Red and white flower bouquet
Picture by @Laura James

 

A Shop for All Seasons

It goes without saying that floristry businesses should stock flowers that are in season. For example, it’s pretty obvious that poinsettias are popular during the Christmas season, along with holly and ivy. There’s a reason for this, just as poppies and honeysuckle are so popular in the summer months.

Of course, industrial flower production from giant greenhouses over in places like The Netherlands is nothing new, but like bananas, shipping organic produce out of season represents significant challenges to distributors. Increased costs of out-of-season flowers and plants reflect this.

Making Arrangements and Adding Accessories

Occasion-based flower arrangements for specific occasions like Valentine's Day, Mother's Day, anniversaries, and birthdays are often the bread-and-butter business model of any floristry business.

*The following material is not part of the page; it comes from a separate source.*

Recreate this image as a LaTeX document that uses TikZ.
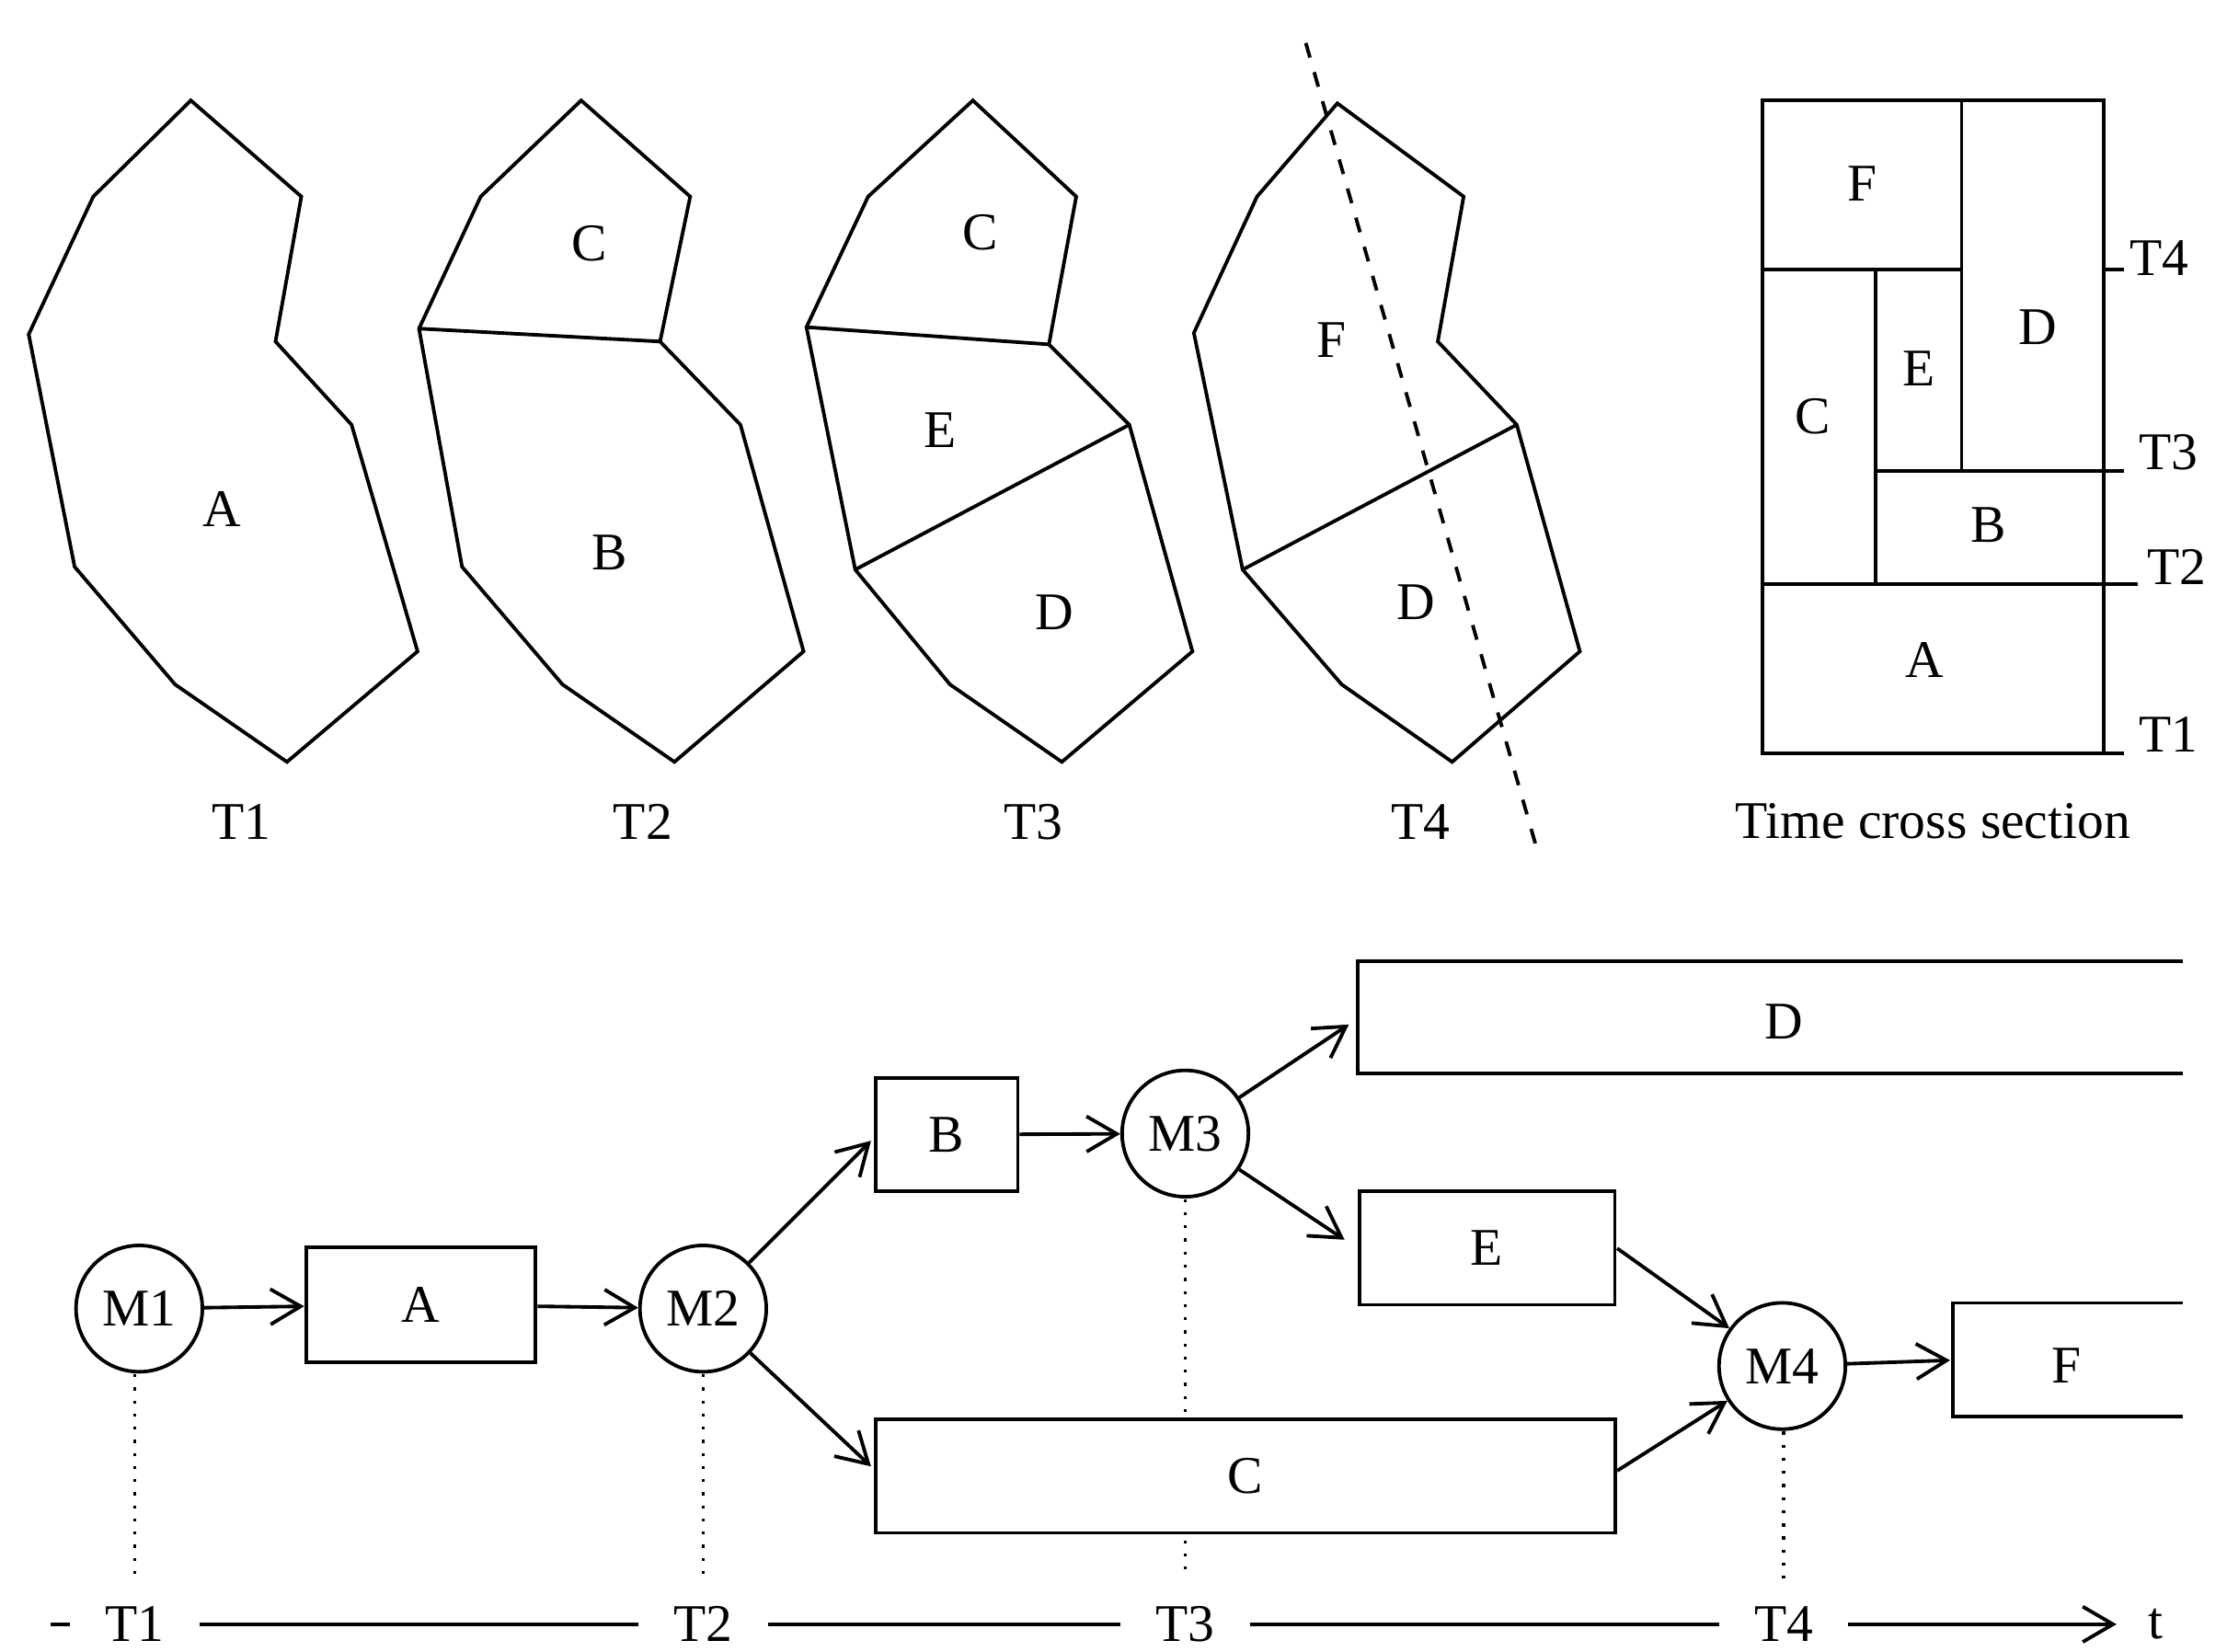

But some entrepreneurial owners even offer subscription plans for regular deliveries – thus saving the customer money and helping to ensure regular business for the florist.

It might also be an idea to Implement a loyalty program, rewarding repeat customers with a stamp card or maybe even an app that gives discounts after they have made so many purchases within a fixed period of weeks or months. Again, the difficulty is administering these things, but the simplest way is probably the best – a printed A6 card and a rubber stamp by the cash register or a token included with a delivery means that the customer can effectively self-administer any loyalty bonus.

Then there are the sales of related accessories. Items such as vases, oil diffusers, and little romantic gifts might well put the icing on the cake when buying a loved one a dozen red roses. Indeed, the markup on such items, if you know where to source them, can be like a license to print money!

In Summary

Maximizing flower sales throughout the year needs to involve a lot of discovery; finding out about potential customers’ desires and preferences, together with your ability to source and offer the correct products to the market segments you’ve identified.

The above SEO tips and in particular use of local search via the internet is a good start, but in the final analysis, there’s a lot to be said for good old-fashioned customer service. A winning smile, a quality product, and a reliable service get your business on the map through word of mouth – for many, that’s a step beyond relying on the internet – it’s called human intuition, and it shouldn’t be underestimated.